== Data to process ==

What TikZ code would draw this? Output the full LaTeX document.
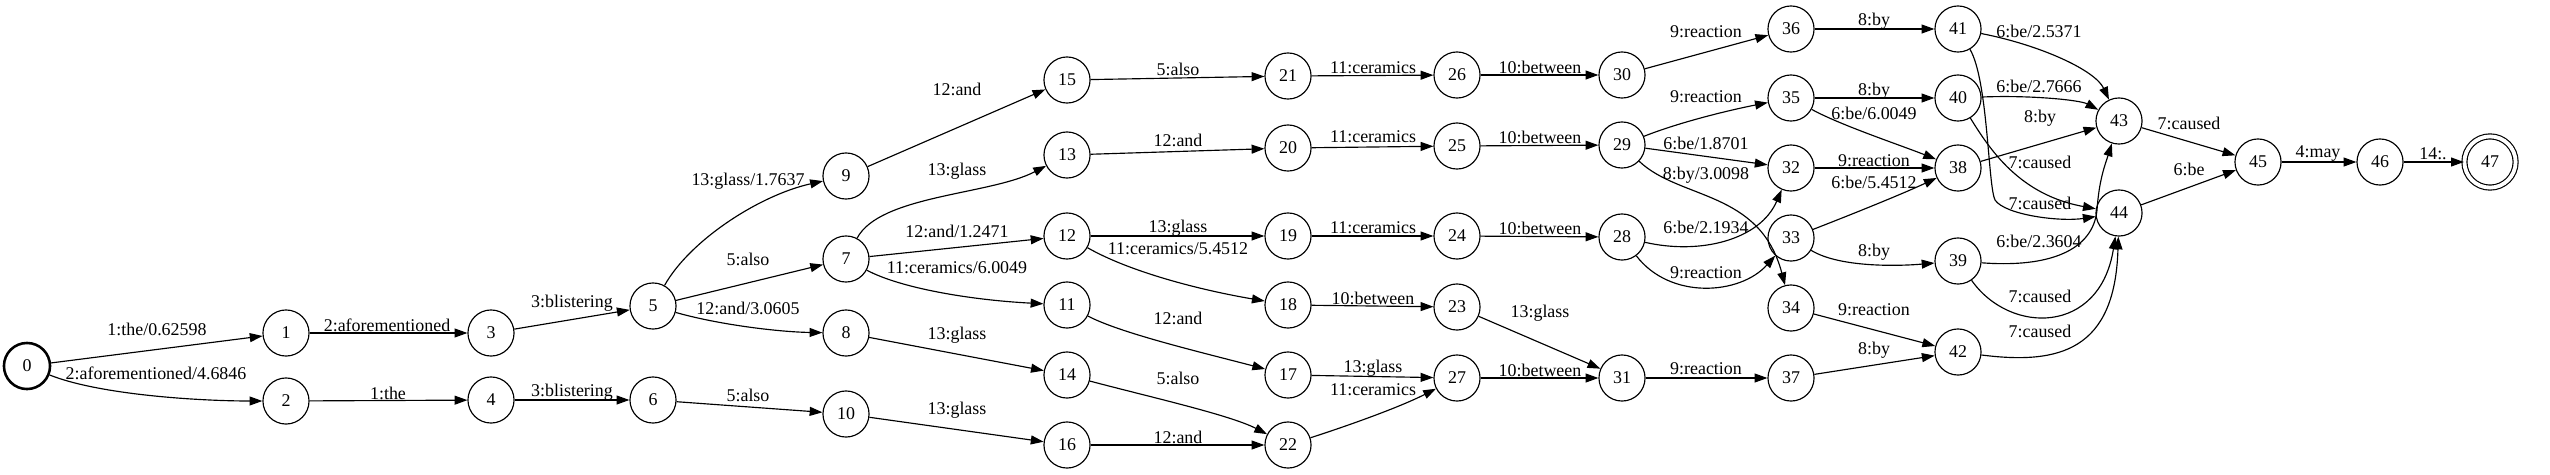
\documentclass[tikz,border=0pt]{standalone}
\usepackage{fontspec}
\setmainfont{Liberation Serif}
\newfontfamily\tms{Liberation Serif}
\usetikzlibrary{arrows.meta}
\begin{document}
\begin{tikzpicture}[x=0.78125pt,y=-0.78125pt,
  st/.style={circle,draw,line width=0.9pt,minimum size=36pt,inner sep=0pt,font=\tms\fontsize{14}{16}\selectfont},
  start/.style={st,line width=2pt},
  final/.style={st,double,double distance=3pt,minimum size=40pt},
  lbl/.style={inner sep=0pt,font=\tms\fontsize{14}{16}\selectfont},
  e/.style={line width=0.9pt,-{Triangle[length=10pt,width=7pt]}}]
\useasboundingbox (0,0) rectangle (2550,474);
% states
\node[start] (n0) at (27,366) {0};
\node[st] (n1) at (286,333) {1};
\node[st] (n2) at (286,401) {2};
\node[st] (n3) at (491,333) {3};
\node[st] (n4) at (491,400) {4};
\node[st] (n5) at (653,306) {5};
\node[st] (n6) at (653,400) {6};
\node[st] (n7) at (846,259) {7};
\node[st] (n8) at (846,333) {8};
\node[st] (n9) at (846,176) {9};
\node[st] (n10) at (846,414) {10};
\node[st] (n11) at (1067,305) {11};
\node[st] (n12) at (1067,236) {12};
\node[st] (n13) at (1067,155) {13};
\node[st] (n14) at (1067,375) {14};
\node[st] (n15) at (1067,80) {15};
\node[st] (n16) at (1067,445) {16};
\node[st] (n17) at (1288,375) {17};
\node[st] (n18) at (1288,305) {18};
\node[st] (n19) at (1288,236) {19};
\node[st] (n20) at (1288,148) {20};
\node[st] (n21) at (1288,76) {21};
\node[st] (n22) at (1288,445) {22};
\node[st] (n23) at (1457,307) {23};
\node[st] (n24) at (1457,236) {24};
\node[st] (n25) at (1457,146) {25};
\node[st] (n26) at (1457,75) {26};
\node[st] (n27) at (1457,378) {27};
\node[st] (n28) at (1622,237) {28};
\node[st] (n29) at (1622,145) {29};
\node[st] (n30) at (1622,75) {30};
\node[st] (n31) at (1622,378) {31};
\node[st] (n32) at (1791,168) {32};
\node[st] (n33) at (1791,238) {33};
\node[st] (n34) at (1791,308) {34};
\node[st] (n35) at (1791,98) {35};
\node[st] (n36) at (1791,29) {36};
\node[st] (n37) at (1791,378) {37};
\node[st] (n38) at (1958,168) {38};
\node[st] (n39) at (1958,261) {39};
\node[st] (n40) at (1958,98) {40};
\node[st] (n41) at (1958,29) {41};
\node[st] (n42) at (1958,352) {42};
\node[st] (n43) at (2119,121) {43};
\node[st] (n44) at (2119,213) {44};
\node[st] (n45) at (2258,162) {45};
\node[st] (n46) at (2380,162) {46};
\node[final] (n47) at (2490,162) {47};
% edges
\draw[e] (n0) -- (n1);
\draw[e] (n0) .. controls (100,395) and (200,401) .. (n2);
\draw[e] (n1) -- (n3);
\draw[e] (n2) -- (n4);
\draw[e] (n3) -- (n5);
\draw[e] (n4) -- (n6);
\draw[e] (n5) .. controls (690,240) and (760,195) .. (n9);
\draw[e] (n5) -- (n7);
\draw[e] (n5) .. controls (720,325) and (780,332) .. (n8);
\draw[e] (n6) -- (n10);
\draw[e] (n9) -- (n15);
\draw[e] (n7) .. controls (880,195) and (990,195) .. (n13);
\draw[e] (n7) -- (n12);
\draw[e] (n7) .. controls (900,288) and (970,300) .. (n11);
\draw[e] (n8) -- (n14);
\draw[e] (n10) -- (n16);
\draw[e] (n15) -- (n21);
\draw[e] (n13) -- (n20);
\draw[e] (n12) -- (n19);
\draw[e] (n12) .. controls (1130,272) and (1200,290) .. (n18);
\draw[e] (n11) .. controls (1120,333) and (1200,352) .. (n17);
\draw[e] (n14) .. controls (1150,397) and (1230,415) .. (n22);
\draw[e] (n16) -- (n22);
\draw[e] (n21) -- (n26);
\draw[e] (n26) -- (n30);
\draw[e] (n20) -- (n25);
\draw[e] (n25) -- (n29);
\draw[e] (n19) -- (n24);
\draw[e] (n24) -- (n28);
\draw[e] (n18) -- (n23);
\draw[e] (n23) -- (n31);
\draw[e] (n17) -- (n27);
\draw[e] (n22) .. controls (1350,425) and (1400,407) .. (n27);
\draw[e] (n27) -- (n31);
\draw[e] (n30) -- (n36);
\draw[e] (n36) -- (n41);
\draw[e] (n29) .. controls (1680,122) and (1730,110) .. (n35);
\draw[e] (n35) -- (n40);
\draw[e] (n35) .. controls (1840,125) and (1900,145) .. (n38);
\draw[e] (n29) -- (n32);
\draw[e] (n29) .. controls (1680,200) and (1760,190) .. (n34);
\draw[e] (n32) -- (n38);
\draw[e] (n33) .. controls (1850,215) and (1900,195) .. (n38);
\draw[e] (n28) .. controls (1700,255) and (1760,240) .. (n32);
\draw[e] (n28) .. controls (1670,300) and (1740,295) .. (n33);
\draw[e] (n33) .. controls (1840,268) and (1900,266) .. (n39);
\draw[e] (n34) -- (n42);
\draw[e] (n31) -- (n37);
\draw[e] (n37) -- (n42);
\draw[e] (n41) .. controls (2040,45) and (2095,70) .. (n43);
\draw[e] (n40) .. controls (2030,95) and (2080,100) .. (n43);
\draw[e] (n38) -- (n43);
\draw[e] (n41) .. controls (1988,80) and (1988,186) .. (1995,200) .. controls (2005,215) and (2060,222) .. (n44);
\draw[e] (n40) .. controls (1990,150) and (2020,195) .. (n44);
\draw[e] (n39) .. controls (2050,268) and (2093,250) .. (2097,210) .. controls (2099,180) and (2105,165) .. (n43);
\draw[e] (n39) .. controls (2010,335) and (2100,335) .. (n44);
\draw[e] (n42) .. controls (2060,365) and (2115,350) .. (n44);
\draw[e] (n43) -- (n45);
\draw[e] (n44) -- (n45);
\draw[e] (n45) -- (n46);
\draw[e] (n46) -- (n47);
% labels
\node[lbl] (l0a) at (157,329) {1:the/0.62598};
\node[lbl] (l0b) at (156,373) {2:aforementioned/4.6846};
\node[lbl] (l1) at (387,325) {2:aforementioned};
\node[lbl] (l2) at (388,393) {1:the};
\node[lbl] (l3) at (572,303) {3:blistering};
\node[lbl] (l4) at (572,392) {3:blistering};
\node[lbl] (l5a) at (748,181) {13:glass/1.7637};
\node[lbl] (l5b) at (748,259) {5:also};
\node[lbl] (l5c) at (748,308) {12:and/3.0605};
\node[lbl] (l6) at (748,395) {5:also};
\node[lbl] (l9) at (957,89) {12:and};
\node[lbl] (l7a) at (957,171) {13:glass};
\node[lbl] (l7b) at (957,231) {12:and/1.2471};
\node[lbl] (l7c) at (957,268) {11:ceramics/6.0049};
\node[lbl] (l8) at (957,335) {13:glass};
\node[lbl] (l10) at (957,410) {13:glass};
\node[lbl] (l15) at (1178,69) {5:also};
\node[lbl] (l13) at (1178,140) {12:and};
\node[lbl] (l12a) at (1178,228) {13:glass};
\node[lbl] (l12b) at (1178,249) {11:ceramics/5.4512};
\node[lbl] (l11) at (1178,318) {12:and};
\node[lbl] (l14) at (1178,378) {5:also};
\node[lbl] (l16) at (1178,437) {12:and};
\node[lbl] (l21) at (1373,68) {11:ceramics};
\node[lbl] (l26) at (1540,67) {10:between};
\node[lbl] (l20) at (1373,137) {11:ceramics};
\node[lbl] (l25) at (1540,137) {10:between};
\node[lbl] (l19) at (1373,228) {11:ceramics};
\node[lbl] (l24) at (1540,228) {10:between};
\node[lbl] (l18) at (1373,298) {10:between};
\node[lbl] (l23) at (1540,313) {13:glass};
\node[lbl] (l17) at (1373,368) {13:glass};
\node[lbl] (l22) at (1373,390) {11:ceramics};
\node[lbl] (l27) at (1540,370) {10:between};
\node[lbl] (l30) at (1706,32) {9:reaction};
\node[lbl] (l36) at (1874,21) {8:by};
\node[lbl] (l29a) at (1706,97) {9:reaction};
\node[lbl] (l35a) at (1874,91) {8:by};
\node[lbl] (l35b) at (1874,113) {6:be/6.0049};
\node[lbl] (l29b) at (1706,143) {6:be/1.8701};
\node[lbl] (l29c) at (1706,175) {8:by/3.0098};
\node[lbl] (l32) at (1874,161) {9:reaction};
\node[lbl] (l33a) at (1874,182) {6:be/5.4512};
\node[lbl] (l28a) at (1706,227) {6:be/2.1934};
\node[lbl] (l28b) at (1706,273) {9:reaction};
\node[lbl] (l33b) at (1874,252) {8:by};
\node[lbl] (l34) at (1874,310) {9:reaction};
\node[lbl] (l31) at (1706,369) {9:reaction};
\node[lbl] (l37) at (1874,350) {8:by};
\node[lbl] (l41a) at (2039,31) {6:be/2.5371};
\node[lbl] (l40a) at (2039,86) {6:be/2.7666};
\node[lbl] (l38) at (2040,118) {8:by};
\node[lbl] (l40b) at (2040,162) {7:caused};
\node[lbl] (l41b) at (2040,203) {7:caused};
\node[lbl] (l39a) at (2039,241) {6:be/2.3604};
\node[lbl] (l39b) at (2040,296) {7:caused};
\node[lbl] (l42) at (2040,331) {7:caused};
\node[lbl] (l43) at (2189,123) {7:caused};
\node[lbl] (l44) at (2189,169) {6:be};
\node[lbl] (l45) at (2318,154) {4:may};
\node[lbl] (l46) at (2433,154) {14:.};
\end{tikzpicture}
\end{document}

===
== Data to process ==

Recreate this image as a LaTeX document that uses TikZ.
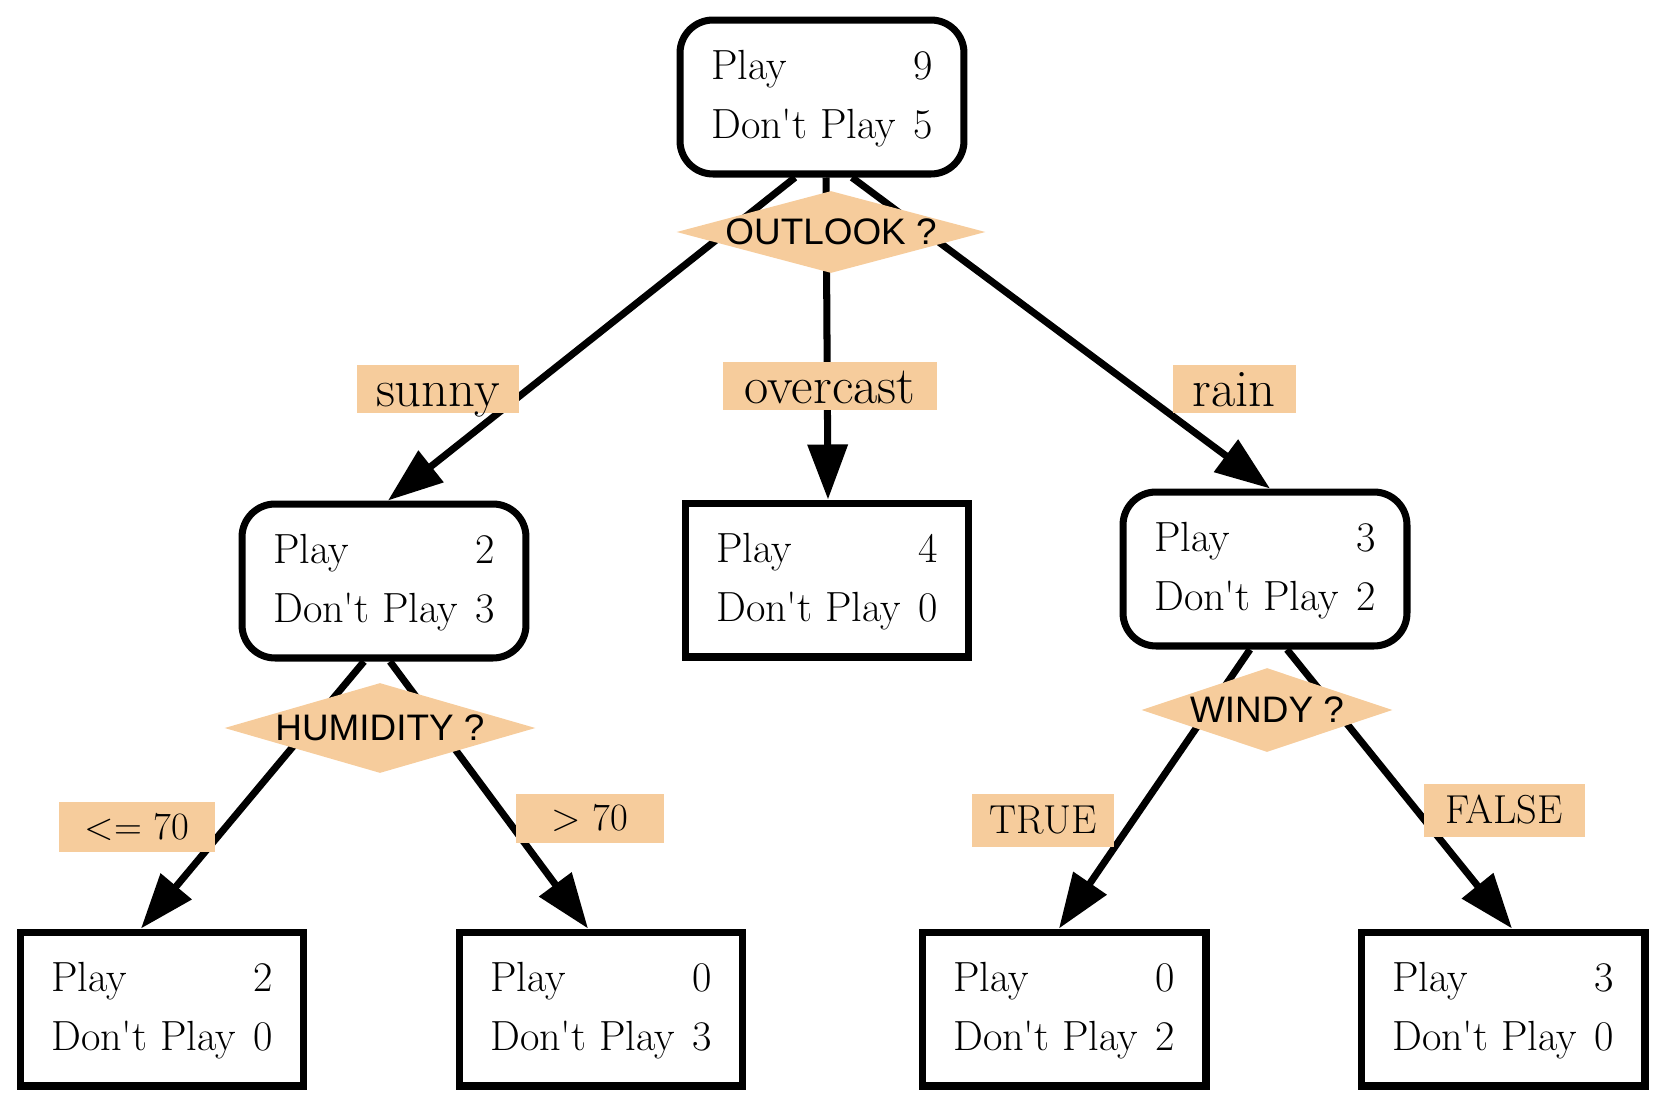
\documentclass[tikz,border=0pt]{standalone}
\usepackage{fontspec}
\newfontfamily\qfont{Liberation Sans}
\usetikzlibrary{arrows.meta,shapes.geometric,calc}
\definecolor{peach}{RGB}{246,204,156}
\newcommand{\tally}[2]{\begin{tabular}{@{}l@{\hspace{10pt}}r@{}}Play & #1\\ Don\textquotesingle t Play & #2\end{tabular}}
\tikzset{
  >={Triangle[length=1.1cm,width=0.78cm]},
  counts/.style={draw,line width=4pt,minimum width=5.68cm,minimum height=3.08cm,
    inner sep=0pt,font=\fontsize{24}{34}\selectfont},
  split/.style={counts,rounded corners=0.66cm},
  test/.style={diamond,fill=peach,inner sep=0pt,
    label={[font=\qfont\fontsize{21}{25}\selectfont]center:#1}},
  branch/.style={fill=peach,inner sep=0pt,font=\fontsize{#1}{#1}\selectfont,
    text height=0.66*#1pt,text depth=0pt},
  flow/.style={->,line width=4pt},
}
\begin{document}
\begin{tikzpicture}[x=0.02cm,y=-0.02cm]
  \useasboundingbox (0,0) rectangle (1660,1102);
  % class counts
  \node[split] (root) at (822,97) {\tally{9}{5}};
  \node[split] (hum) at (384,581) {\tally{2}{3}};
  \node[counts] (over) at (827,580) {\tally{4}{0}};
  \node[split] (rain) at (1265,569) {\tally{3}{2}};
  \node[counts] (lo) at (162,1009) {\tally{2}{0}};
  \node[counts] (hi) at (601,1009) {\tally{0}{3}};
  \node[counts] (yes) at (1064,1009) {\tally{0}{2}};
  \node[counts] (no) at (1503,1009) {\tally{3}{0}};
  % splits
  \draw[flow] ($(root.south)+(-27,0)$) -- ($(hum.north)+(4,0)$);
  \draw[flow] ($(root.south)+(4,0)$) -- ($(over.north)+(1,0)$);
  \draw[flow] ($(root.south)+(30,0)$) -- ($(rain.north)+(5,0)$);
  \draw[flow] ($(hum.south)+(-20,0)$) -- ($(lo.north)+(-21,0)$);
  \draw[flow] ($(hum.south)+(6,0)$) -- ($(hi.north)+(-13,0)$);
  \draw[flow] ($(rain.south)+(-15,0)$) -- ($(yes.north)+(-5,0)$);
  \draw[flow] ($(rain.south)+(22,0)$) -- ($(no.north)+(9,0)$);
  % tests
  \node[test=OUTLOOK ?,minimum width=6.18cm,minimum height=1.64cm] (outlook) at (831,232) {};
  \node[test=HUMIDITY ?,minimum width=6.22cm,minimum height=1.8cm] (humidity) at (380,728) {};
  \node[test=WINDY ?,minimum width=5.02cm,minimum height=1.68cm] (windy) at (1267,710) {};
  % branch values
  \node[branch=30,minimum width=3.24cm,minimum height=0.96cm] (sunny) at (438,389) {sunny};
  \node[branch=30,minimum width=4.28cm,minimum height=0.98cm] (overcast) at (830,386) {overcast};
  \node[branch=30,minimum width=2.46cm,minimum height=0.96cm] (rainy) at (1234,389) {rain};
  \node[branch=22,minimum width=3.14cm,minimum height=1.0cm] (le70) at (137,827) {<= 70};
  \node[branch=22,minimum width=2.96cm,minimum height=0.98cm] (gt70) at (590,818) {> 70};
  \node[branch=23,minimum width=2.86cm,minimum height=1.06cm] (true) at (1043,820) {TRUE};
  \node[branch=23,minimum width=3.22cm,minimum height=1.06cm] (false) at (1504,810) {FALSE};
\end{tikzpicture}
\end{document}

===
== Data to process ==

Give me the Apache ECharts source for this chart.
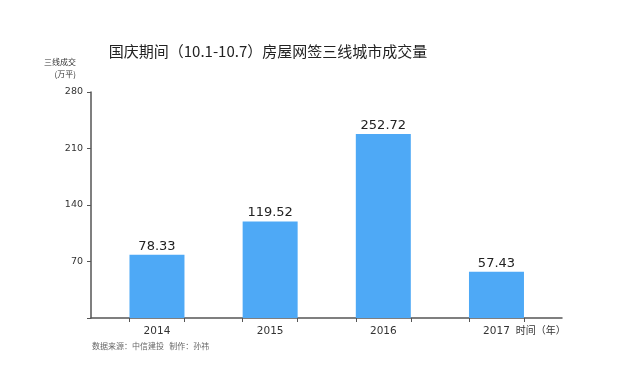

===

#### Problem requirements:
Locate the word "LaTeX" in the data above. Copy every line carrying it.

#### Expected answer:
What TikZ code would draw this? Output the full LaTeX document.
Recreate this image as a LaTeX document that uses TikZ.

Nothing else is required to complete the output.